New deal, same old crypto drama
Bakkt didn’t wake up Monday as a market darling, but it did get a pretty loud after-hours vote of confidence. Shares jumped 16% after SEC filings showed director Michael Alfred, through Alpine Fox LP, scooped up 365,000 shares on May 15 and another 220,000 on May 18, paying about $4.85 million in total.
The insider math says "I like this"
After those buys, Alfred’s indirect stake rose to 625,000 shares. That kind of open-market buying tends to make investors lean in a little harder, because insiders don’t usually throw millions at a stock just for the thrill of it. It’s basically the corporate version of someone betting their own lunch money on the team.
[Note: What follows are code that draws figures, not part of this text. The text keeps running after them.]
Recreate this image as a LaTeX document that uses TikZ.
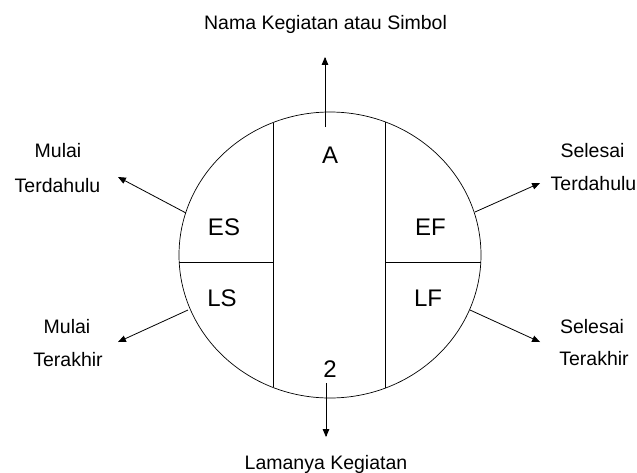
\documentclass[tikz,border=0pt]{standalone}
\usepackage{fontspec}
\setmainfont{Liberation Sans}
\usetikzlibrary{arrows}
\tikzset{>=triangle 45}

\begin{document}
\begin{tikzpicture}
    [x=1pt, y=-1pt, line width=0.8pt,
      lbl/.style={anchor=base, inner sep=0pt, font=\fontsize{19.5}{20}\selectfont},
      cell/.style={anchor=base, inner sep=0pt, font=\fontsize{24}{24}\selectfont}]

    \useasboundingbox (0,0) rectangle (637,472);

    % activity circle
    \coordinate (centre) at (330,255);
    \draw[line width=0.7pt] (centre) ellipse [x radius=151pt, y radius=143pt];

    \coordinate (left-top) at (273,122.6);
    \coordinate (left-bot) at (273,387.4);
    \coordinate (right-top) at (385,121.8);
    \coordinate (right-bot) at (385,388.2);
    \draw (left-top) -- (left-bot);
    \draw (right-top) -- (right-bot);

    \coordinate (mid-west) at (179.2,262);
    \coordinate (mid-east) at (480.8,262);
    \draw (mid-west) -- (left-top |- mid-west);
    \draw (right-top |- mid-east) -- (mid-east);

    \node[cell] (act) at (330,163) {A};
    \node[cell] (es) at (224,235) {ES};
    \node[cell] (ef) at (430.5,235) {EF};
    \node[cell] (ls) at (222,306) {LS};
    \node[cell] (lf) at (428,306) {LF};
    \node[cell] (dur) at (330,377) {2};

    % arrows out of the circle
    \coordinate (top-in) at (325,127);
    \coordinate (top-out) at (325,57);
    \coordinate (bot-in) at (326,383);
    \coordinate (bot-out) at (326,437);
    \coordinate (es-in) at (186,213);
    \coordinate (es-out) at (118,177);
    \coordinate (ef-in) at (475,212);
    \coordinate (ef-out) at (540,183);
    \coordinate (ls-in) at (188,310);
    \coordinate (ls-out) at (118,342);
    \coordinate (lf-in) at (470,310);
    \coordinate (lf-out) at (540,342);

    \draw[->] (top-in) -- (top-out);
    \draw[->] (bot-in) -- (bot-out);
    \draw[->] (es-in) -- (es-out);
    \draw[->] (ef-in) -- (ef-out);
    \draw[->] (ls-in) -- (ls-out);
    \draw[->] (lf-in) -- (lf-out);

    % labels
    \node[lbl] (name-lbl) at (325.5,29) {Nama Kegiatan atau Simbol};
    \node[lbl] (dur-lbl) at (326,469) {Lamanya Kegiatan};

    \node[lbl] (es-lbl1) at (58,157) {Mulai};
    \node[lbl] (es-lbl2) at (57.5,192) {Terdahulu};
    \node[lbl] (ef-lbl1) at (592.5,157) {Selesai};
    \node[lbl] (ef-lbl2) at (593.5,190) {Terdahulu};
    \node[lbl] (ls-lbl1) at (67,333) {Mulai};
    \node[lbl] (ls-lbl2) at (68,366) {Terakhir};
    \node[lbl] (lf-lbl1) at (592,333) {Selesai};
    \node[lbl] (lf-lbl2) at (594,365) {Terakhir};
\end{tikzpicture}
\end{document}
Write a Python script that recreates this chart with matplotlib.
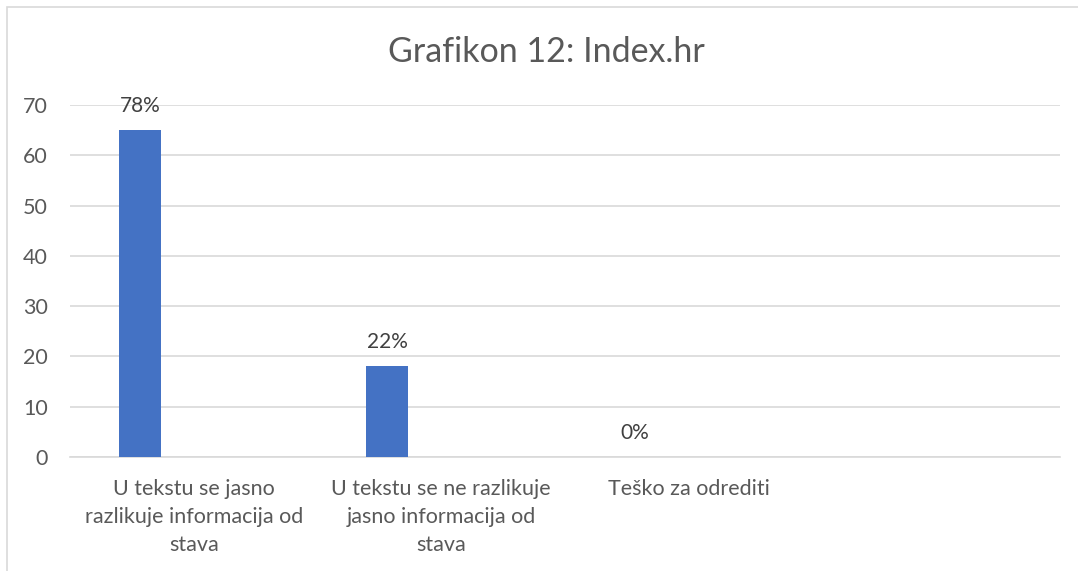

One more filing for the pile
Bakkt also disclosed that CEO Akshay Sudhir Naheta exercised 33,557 committed stock options on May 15 at $10 a share, or about $335,570. The move was made under a pre-set Rule 10b5-1 plan, which means it was scheduled in advance — less "hot tip," more "calendar invite." Still, the filings added fuel to the stock’s overnight bounce.
Why investors care
This comes on the heels of Bakkt’s rough first quarter, when revenue fell 77.1% year over year to $243.59 million and the company missed expectations on both sales and earnings. So when insiders start buying into a stock that’s been living near its annual low, the market tends to notice. Big picture: Bakkt is still a volatile crypto-platform bet, but these filings suggest at least some people close to the company think the current price is a bargain.